Personalize your pitch every time. Never start your email with “dear blogger.” Address them by first name if you want your email to get read. If you met them in person, would you greet them with, “Hi, blogger?”
3. Begin in a friendly way.
Inject emotion in your email—don’t sound like a robot. Use lighthearted adjectives like great, awesome, fun, and interesting to describe their blog or a specific blog post. Emoticons always give positive reinforcement : )
4. Begin with praise and honest appreciation.
Compliment something specific about their blog in your pitch, such as the blog design or a post that really resonated with you. Just telling them “nice blog” won’t work. Stroke their ego a bit. Let them know you noticed that new feature they just added and tell them how much you enjoy it.
5. Start with questions to which the other person will answer yes.
In sales, closing a prospect becomes much easier if you can get them to agree with you in the very beginning of the conversation. The same applies with your blogger outreach pitch. Can you think of questions that will have them nodding their head while reading your email? Do you think you would be more successful with this approach, as opposed to asking open-ended questions?
6. Talk in terms of the other person’s interest.
Find common ground and include it in your pitch. Do you both like the same sports team? Do you follow New York Fashion Week each season? Let them know you identify with them on a personal level. However, be careful that you are honest and sincere with this connection.
Reference a recent post on their blog that relates to your pitch. Connect this to your campaign so they are more likely to want to work with you.
7. Make the other person feel important—and do it sincerely.
Let the blogger know you are only reaching out to high quality bloggers, or a specific number of bloggers. Give them exclusivity.
Show them appreciation by thanking them once they have accepted your pitch and followed through with working with you. Reciprocate the love through social media by tweeting their posts, commenting on their blog, and sending them occasional emails to see how they are doing.
Another cool way to give them exposure is to add them to a relevant Twitter list you have created. Since your followers can see your lists, this is a great way to expose them to more followers and referrals. It will also potentially connect them with other bloggers in their niche.

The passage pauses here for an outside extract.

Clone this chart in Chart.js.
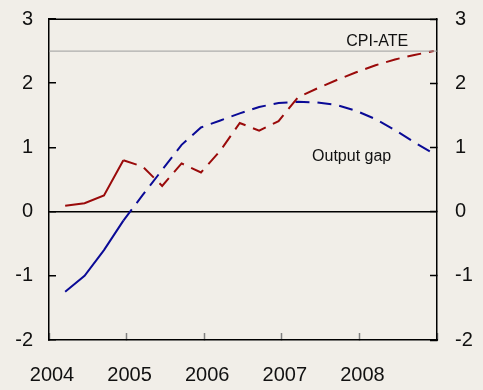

8. Let the other person feel the idea is his or hers.
This goes hand-in-hand with making the blogger feel important and like they are the first to know. Also, if you are working on a campaign, reach out to them and let them know you need help with fleshing out a really big campaign and need their expertise. Ask them what they would like to see or read in their niche. You will already have your foot in their door before you even pitch an idea to them.

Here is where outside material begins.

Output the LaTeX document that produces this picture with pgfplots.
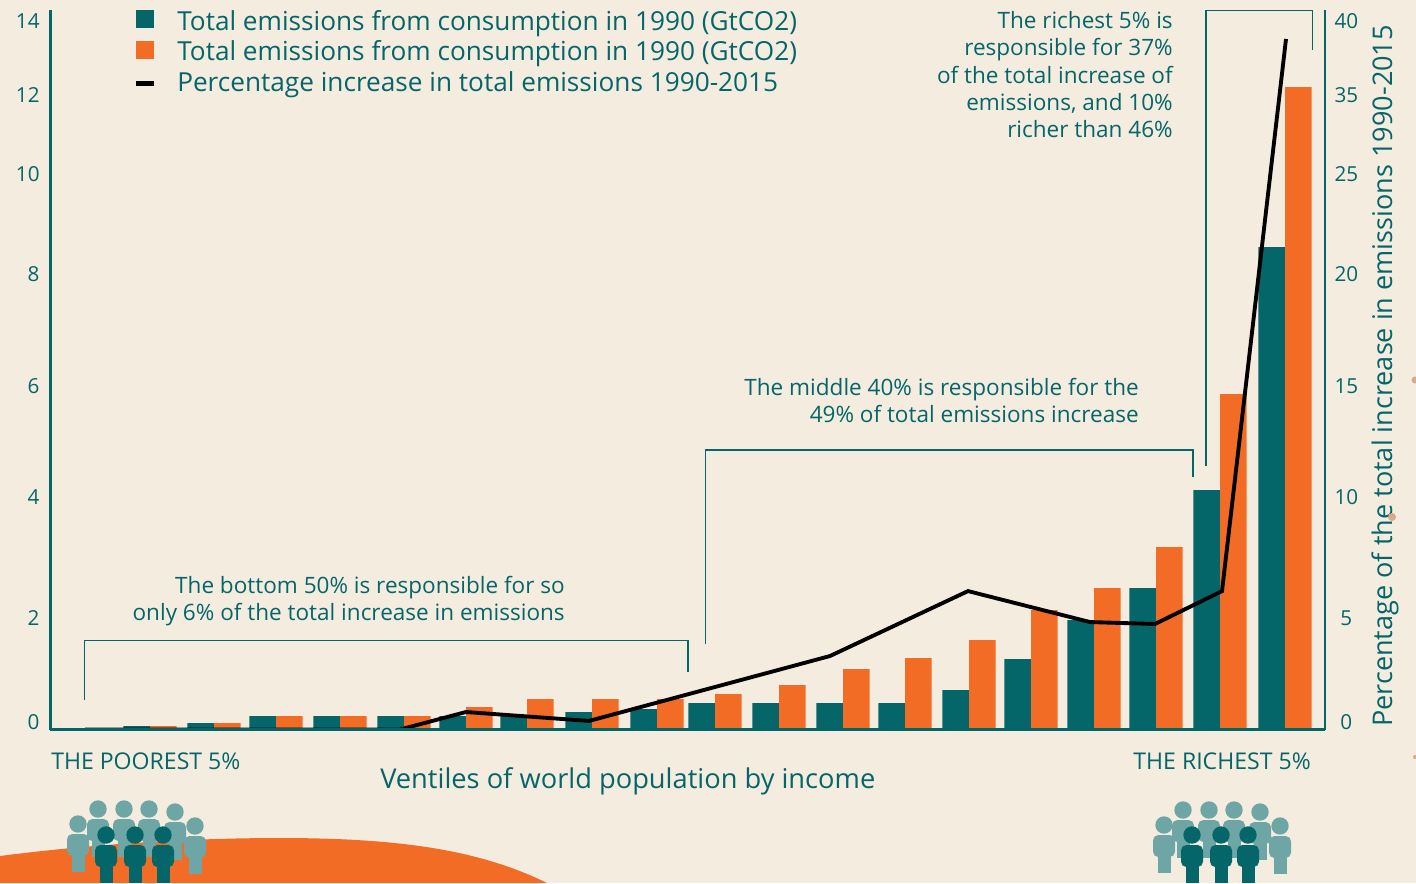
\documentclass[border=0pt]{standalone}
\usepackage{fontspec}
\setmainfont{Open Sans}
\usepackage{pgfplots}
\usepackage{pgfplotstable}
\pgfplotsset{compat=1.18}
\definecolor{bgc}{HTML}{F5ECE0}
\definecolor{tealc}{HTML}{046669}
\definecolor{orangec}{HTML}{F36C26}
\definecolor{lightc}{HTML}{6EA6A6}
\definecolor{dotc}{HTML}{D9A98A}

% ventile position (px), emissions teal, emissions orange
\pgfplotstableread{
x teal orange
87 0.02 0.02
150 0.07 0.07
214 0.13 0.13
276 0.27 0.27
340 0.27 0.27
404 0.27 0.27
466 0.27 0.45
527 0.27 0.61
592 0.35 0.61
657 0.41 0.61
715 0.53 0.71
779 0.53 0.89
843 0.53 1.21
905 0.53 1.43
969 0.79 1.79
1031 1.41 2.39
1094 2.19 2.83
1156 2.83 3.65
1220 4.79 6.71
1285 9.65 12.85
}\bars
\pgfplotstableread{
x pct
85 0.0
400 0.0
466 1.00
589 0.49
830 4.20
968 7.91
1090 6.14
1155 6.03
1222 7.91
1286 39.46
}\pct

% head x, head y, colour
\newcommand{\person}[3]{%
  \fill[#3] (#1,#2) circle (8.7);
  \fill[#3, rounded corners=4] (#1-11,#2+32) -- (#1-11,#2+10) -- (#1+11,#2+10) -- (#1+11,#2+32) -- cycle;
  \fill[#3] (#1-6.5,#2+31) rectangle (#1+6.5,#2+48);
}
\newcommand{\notefont}{\fontsize{16.9}{20.6}\selectfont}
\newcommand{\legfont}{\fontsize{19.65}{22}\selectfont}
\newcommand{\capfont}{\fontsize{17.3}{20}\selectfont}

\begin{document}
\begin{tikzpicture}
\begin{scope}[x=0.75pt,y=-0.75pt]
  \fill[bgc] (0,0) rectangle (1416,883);
  \coordinate (A) at (50.5,729.5);
  % hill
  \fill[orangec] (0,883) -- (0,856) .. controls (100,843) and (200,838) .. (280,838)
     .. controls (400,838) and (480,850) .. (547,883) -- cycle;
  % people left
  \person{78}{824}{lightc}\person{98}{809}{lightc}\person{124}{809}{lightc}
  \person{149}{809}{lightc}\person{175}{812}{lightc}\person{195}{826}{lightc}
  \person{106}{835}{tealc}\person{135}{835}{tealc}\person{163}{835}{tealc}
  % people right
  \person{1164}{825}{lightc}\person{1183}{810}{lightc}\person{1209}{810}{lightc}
  \person{1234}{810}{lightc}\person{1260}{812}{lightc}\person{1280}{826}{lightc}
  \person{1192}{835}{tealc}\person{1221}{835}{tealc}\person{1248}{835}{tealc}
\end{scope}

\begin{axis}[
    at={(A)}, anchor=south west,
    scale only axis,
    width=955.875pt, height=539.625pt,
    xmin=50.5, xmax=1325,
    ymin=0, ymax=14.39,
    axis x line=bottom, axis y line=left,
    axis line style={-, tealc, line width=2pt},
    axis on top,
    xtick=\empty,
    ytick={0.15,2.23,4.65,6.87,9.11,11.11,12.69,14.17},
    yticklabels={0\hspace{5.25pt},2\hspace{5.25pt},4,6,8,10,12,14},
    major tick length=0pt,
    yticklabel style={anchor=east, font=\fontsize{15.5}{18}\selectfont, text=tealc, xshift=-8pt, inner sep=0pt},
    ybar, bar width=19.9pt,
  ]
  \addplot[fill=tealc, draw=none, bar shift=-9.95pt] table[x=x, y=teal] {\bars};
  \addplot[fill=orangec, draw=none, bar shift=9.95pt] table[x=x, y=orange] {\bars};
\end{axis}

\begin{axis}[
    at={(A)}, anchor=south west,
    scale only axis,
    width=955.875pt, height=539.625pt,
    xmin=50.5, xmax=1325,
    ymin=0, ymax=41.114,
    axis x line=none, axis y line=right,
    axis line style={-, tealc, line width=2.2pt},
    xtick=\empty,
    ytick={0.43,6.37,13.29,19.63,26.03,31.74,36.26,40.49},
    yticklabels={0,5,10,15,20,25,35,40},
    major tick length=0pt,
    yticklabel style={anchor=center, font=\fontsize{15.5}{18}\selectfont, text=tealc, xshift=16pt, inner sep=0pt},
  ]
  \addplot[black, line width=2.9pt, line join=miter] table[x=x, y=pct] {\pct};
\end{axis}

\begin{scope}[x=0.75pt,y=-0.75pt, every node/.style={text=tealc, inner sep=0pt}]
  % baseline again, over the flat part of the line
  \draw[tealc, line width=2pt] (50.5,729.5) -- (1325,729.5);
  % legend
  \fill[tealc] (136,10) rectangle (154,28);
  \fill[orangec] (136,41) rectangle (154,59);
  \fill[black] (136,81) rectangle (154,86);
  \node[anchor=base west, font=\legfont] at (177,30) {Total emissions from consumption in 1990 (GtCO2)};
  \node[anchor=base west, font=\legfont] at (177,60) {Total emissions from consumption in 1990 (GtCO2)};
  \node[anchor=base west, font=\legfont] at (177,91) {Percentage increase in total emissions 1990-2015};
  % brackets
  \draw[tealc, line width=0.8pt] (84.5,700) -- (84.5,640.5) -- (688,640.5) -- (688,672);
  \draw[tealc, line width=0.8pt] (705.5,644) -- (705.5,450) -- (1193,450) -- (1193,477);
  \draw[tealc, line width=0.8pt] (1206,466) -- (1206,10.5) -- (1312.5,10.5) -- (1312.5,50);
  % notes
  \node[anchor=base east, font=\notefont] at (565,593) {The bottom 50\% is responsible for so};
  \node[anchor=base east, font=\notefont] at (565,620.5) {only 6\% of the total increase in emissions};
  \node[anchor=base east, font=\notefont] at (1139,395) {The middle 40\% is responsible for the};
  \node[anchor=base east, font=\notefont] at (1139,422.5) {49\% of total emissions increase};
  \node[anchor=base east, font=\notefont] at (1173,28) {The richest 5\% is};
  \node[anchor=base east, font=\notefont] at (1173,55.5) {responsible for 37\%};
  \node[anchor=base east, font=\notefont] at (1173,83) {of the total increase of};
  \node[anchor=base east, font=\notefont] at (1173,110) {emissions, and 10\%};
  \node[anchor=base east, font=\notefont] at (1173,137) {richer than 46\%};
  % x captions
  \node[anchor=base west, font=\capfont] at (51,769) {THE POOREST 5\%};
  \node[anchor=base east, font=\capfont] at (1311,769) {THE RICHEST 5\%};
  \node[anchor=base west, font=\fontsize{20.45}{24}\selectfont] at (380,788) {Ventiles of world population by income};
  \node[anchor=base west, rotate=90, font=\fontsize{20.3}{24}\selectfont] at (1392,727) {Percentage of the total increase in emissions 1990-2015};
  % stray dots on the right edge
  \fill[dotc] (1392,517) circle (4);
  \fill[dotc] (1415,380) circle (3.5);
  \fill[dotc] (1415,757) circle (2);
  % the page stays the reference's size
  \pgfresetboundingbox
  \useasboundingbox (0,0) rectangle (1416,883);
\end{scope}
\end{tikzpicture}
\end{document}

9. Appeal to the nobler motives.
Include a heart-warming touch to your pitch that will resonate with them. If a charity or cause is involved in your campaign, include that. Let them know how their involvement will help another person or group of people. Bloggers love to give more than they receive. They are giving their time and expertise every time they publish a post.
10. Dramatize your ideas.
Show the blogger why it is worth their while to work with you. Give the blogger a beneficial reason why they should accept your pitch, and they may even refer their blogger friends to you for future engagements.
At the same time, do not include too much fluff in your email. Let the blogger know exactly why you are contacting them. Stick to the point.
11. Ask questions instead of giving direct orders.
When pitching your campaign to the blogger, ask them if they would be interested in covering it. Also, let them know you are running the campaign for a certain period of time and ask them if they would be able to meet that deadline. Don’t tell them they must respond by a certain time or else.
This also applies to following up. Ask them if they were still interested in working with you. Also, don’t demand they give you a positive review – expect an honest review.
12. Make the other person happy about doing what you suggest.
Offer the blogger an incentive for working with you. Give them something to look forward to for covering your campaign. Sweeten the deal with something you know they would like and can’t wait to tell their friends and readers about!
What are some techniques you have found success with your blogger outreach pitches?